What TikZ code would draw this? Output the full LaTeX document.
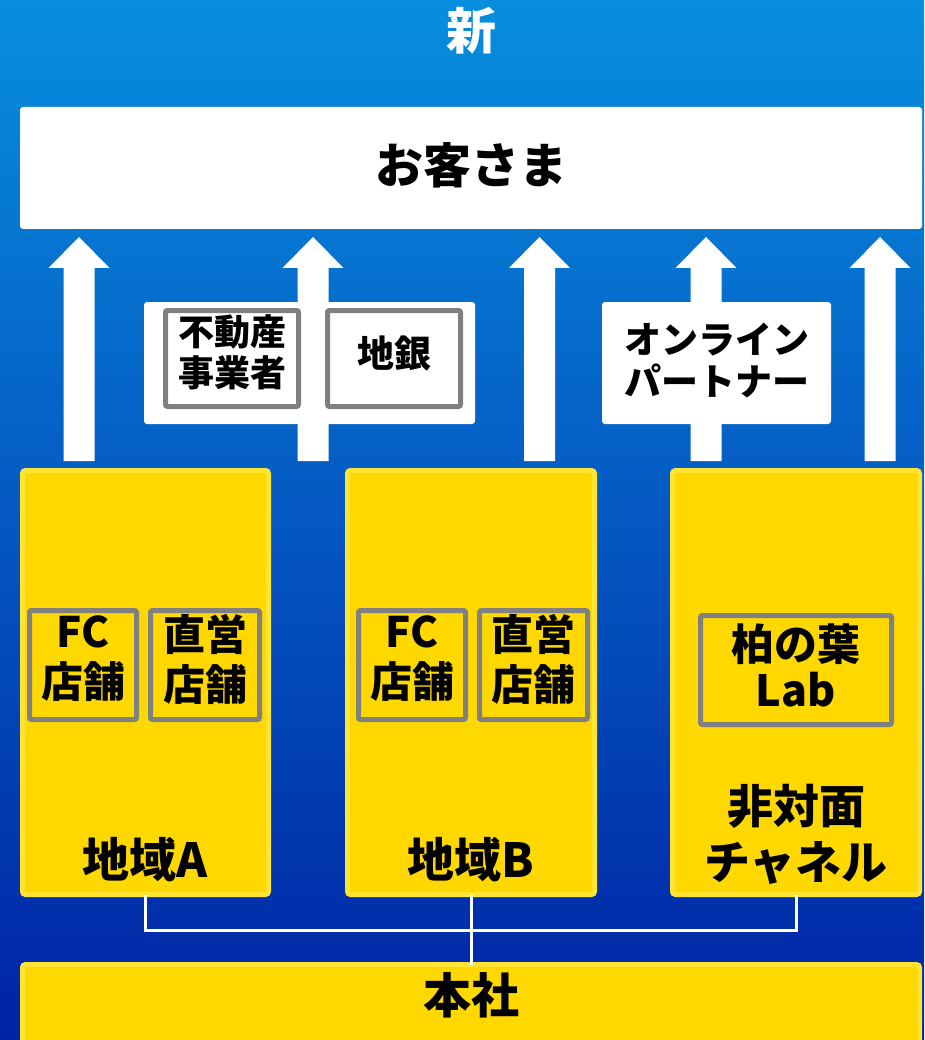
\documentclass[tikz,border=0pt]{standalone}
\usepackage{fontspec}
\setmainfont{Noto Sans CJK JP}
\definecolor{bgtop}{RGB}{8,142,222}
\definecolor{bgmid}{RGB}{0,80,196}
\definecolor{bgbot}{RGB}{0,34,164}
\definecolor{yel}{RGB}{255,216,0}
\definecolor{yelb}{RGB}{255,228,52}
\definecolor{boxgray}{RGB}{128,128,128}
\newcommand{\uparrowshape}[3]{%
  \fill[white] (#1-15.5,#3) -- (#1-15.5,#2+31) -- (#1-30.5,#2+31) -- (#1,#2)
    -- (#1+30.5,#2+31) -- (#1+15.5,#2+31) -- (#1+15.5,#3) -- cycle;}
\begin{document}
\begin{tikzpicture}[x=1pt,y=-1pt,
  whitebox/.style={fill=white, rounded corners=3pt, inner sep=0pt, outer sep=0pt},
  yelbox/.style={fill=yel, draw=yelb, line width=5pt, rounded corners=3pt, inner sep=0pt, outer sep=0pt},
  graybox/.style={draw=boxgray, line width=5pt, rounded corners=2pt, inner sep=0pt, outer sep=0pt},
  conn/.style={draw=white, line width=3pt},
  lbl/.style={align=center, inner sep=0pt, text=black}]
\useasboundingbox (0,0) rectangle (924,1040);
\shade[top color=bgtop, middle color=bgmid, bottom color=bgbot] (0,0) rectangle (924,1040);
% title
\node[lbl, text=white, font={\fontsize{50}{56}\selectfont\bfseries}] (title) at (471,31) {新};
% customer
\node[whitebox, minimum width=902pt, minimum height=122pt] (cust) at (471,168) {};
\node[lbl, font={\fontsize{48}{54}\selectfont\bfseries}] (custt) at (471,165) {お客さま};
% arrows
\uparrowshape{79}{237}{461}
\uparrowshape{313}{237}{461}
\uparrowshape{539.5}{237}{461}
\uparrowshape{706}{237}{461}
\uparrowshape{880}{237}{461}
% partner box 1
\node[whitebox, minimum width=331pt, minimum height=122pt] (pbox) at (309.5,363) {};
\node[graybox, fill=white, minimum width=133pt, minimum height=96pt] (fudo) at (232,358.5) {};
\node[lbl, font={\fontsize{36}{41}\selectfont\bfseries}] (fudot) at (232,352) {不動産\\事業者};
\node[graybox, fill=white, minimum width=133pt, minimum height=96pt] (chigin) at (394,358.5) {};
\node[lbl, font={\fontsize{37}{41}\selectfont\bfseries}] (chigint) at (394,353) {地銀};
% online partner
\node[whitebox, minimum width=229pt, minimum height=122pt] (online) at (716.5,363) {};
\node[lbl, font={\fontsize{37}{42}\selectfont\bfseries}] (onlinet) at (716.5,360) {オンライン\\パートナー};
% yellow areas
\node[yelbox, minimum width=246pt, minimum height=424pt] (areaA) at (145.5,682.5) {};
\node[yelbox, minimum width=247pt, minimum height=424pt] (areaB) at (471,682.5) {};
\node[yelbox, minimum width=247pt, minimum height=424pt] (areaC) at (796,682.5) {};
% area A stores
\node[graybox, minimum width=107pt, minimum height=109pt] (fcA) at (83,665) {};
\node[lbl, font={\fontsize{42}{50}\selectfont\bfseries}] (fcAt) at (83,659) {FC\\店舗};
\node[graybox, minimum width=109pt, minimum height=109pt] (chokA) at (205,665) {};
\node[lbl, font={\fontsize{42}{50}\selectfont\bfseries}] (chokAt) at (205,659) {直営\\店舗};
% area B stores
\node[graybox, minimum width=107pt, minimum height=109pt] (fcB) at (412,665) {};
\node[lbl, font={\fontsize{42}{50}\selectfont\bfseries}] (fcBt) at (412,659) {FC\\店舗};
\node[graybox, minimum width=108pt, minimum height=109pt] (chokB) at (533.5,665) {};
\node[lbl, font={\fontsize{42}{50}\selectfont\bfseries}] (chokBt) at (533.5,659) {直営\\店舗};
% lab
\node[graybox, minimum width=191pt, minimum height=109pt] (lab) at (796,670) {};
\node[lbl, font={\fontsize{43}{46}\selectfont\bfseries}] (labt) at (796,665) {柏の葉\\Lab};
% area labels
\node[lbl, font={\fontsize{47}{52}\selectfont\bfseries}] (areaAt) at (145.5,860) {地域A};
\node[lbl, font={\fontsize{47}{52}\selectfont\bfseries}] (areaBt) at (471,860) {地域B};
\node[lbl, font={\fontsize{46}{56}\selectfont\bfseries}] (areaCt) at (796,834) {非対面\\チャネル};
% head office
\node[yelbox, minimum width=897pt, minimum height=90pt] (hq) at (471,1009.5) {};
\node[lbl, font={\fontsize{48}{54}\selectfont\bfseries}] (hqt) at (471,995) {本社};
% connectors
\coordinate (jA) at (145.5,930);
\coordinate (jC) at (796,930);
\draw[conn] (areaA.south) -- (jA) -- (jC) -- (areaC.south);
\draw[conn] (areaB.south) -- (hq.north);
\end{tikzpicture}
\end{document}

···

- SHORT TASK
Would you return the data exactly as written, without the pictures?

- ANSWER FOR THE TASK
What TikZ code would draw this? Output the full LaTeX document.
\documentclass[tikz,border=0pt]{standalone}
\usepackage{fontspec}
\setmainfont{Noto Sans CJK JP}
\definecolor{bgtop}{RGB}{8,142,222}
\definecolor{bgmid}{RGB}{0,80,196}
\definecolor{bgbot}{RGB}{0,34,164}
\definecolor{yel}{RGB}{255,216,0}
\definecolor{yelb}{RGB}{255,228,52}
\definecolor{boxgray}{RGB}{128,128,128}
\newcommand{\uparrowshape}[3]{%
  \fill[white] (#1-15.5,#3) -- (#1-15.5,#2+31) -- (#1-30.5,#2+31) -- (#1,#2)
    -- (#1+30.5,#2+31) -- (#1+15.5,#2+31) -- (#1+15.5,#3) -- cycle;}
\begin{document}
\begin{tikzpicture}[x=1pt,y=-1pt,
  whitebox/.style={fill=white, rounded corners=3pt, inner sep=0pt, outer sep=0pt},
  yelbox/.style={fill=yel, draw=yelb, line width=5pt, rounded corners=3pt, inner sep=0pt, outer sep=0pt},
  graybox/.style={draw=boxgray, line width=5pt, rounded corners=2pt, inner sep=0pt, outer sep=0pt},
  conn/.style={draw=white, line width=3pt},
  lbl/.style={align=center, inner sep=0pt, text=black}]
\useasboundingbox (0,0) rectangle (924,1040);
\shade[top color=bgtop, middle color=bgmid, bottom color=bgbot] (0,0) rectangle (924,1040);
% title
\node[lbl, text=white, font={\fontsize{50}{56}\selectfont\bfseries}] (title) at (471,31) {新};
% customer
\node[whitebox, minimum width=902pt, minimum height=122pt] (cust) at (471,168) {};
\node[lbl, font={\fontsize{48}{54}\selectfont\bfseries}] (custt) at (471,165) {お客さま};
% arrows
\uparrowshape{79}{237}{461}
\uparrowshape{313}{237}{461}
\uparrowshape{539.5}{237}{461}
\uparrowshape{706}{237}{461}
\uparrowshape{880}{237}{461}
% partner box 1
\node[whitebox, minimum width=331pt, minimum height=122pt] (pbox) at (309.5,363) {};
\node[graybox, fill=white, minimum width=133pt, minimum height=96pt] (fudo) at (232,358.5) {};
\node[lbl, font={\fontsize{36}{41}\selectfont\bfseries}] (fudot) at (232,352) {不動産\\事業者};
\node[graybox, fill=white, minimum width=133pt, minimum height=96pt] (chigin) at (394,358.5) {};
\node[lbl, font={\fontsize{37}{41}\selectfont\bfseries}] (chigint) at (394,353) {地銀};
% online partner
\node[whitebox, minimum width=229pt, minimum height=122pt] (online) at (716.5,363) {};
\node[lbl, font={\fontsize{37}{42}\selectfont\bfseries}] (onlinet) at (716.5,360) {オンライン\\パートナー};
% yellow areas
\node[yelbox, minimum width=246pt, minimum height=424pt] (areaA) at (145.5,682.5) {};
\node[yelbox, minimum width=247pt, minimum height=424pt] (areaB) at (471,682.5) {};
\node[yelbox, minimum width=247pt, minimum height=424pt] (areaC) at (796,682.5) {};
% area A stores
\node[graybox, minimum width=107pt, minimum height=109pt] (fcA) at (83,665) {};
\node[lbl, font={\fontsize{42}{50}\selectfont\bfseries}] (fcAt) at (83,659) {FC\\店舗};
\node[graybox, minimum width=109pt, minimum height=109pt] (chokA) at (205,665) {};
\node[lbl, font={\fontsize{42}{50}\selectfont\bfseries}] (chokAt) at (205,659) {直営\\店舗};
% area B stores
\node[graybox, minimum width=107pt, minimum height=109pt] (fcB) at (412,665) {};
\node[lbl, font={\fontsize{42}{50}\selectfont\bfseries}] (fcBt) at (412,659) {FC\\店舗};
\node[graybox, minimum width=108pt, minimum height=109pt] (chokB) at (533.5,665) {};
\node[lbl, font={\fontsize{42}{50}\selectfont\bfseries}] (chokBt) at (533.5,659) {直営\\店舗};
% lab
\node[graybox, minimum width=191pt, minimum height=109pt] (lab) at (796,670) {};
\node[lbl, font={\fontsize{43}{46}\selectfont\bfseries}] (labt) at (796,665) {柏の葉\\Lab};
% area labels
\node[lbl, font={\fontsize{47}{52}\selectfont\bfseries}] (areaAt) at (145.5,860) {地域A};
\node[lbl, font={\fontsize{47}{52}\selectfont\bfseries}] (areaBt) at (471,860) {地域B};
\node[lbl, font={\fontsize{46}{56}\selectfont\bfseries}] (areaCt) at (796,834) {非対面\\チャネル};
% head office
\node[yelbox, minimum width=897pt, minimum height=90pt] (hq) at (471,1009.5) {};
\node[lbl, font={\fontsize{48}{54}\selectfont\bfseries}] (hqt) at (471,995) {本社};
% connectors
\coordinate (jA) at (145.5,930);
\coordinate (jC) at (796,930);
\draw[conn] (areaA.south) -- (jA) -- (jC) -- (areaC.south);
\draw[conn] (areaB.south) -- (hq.north);
\end{tikzpicture}
\end{document}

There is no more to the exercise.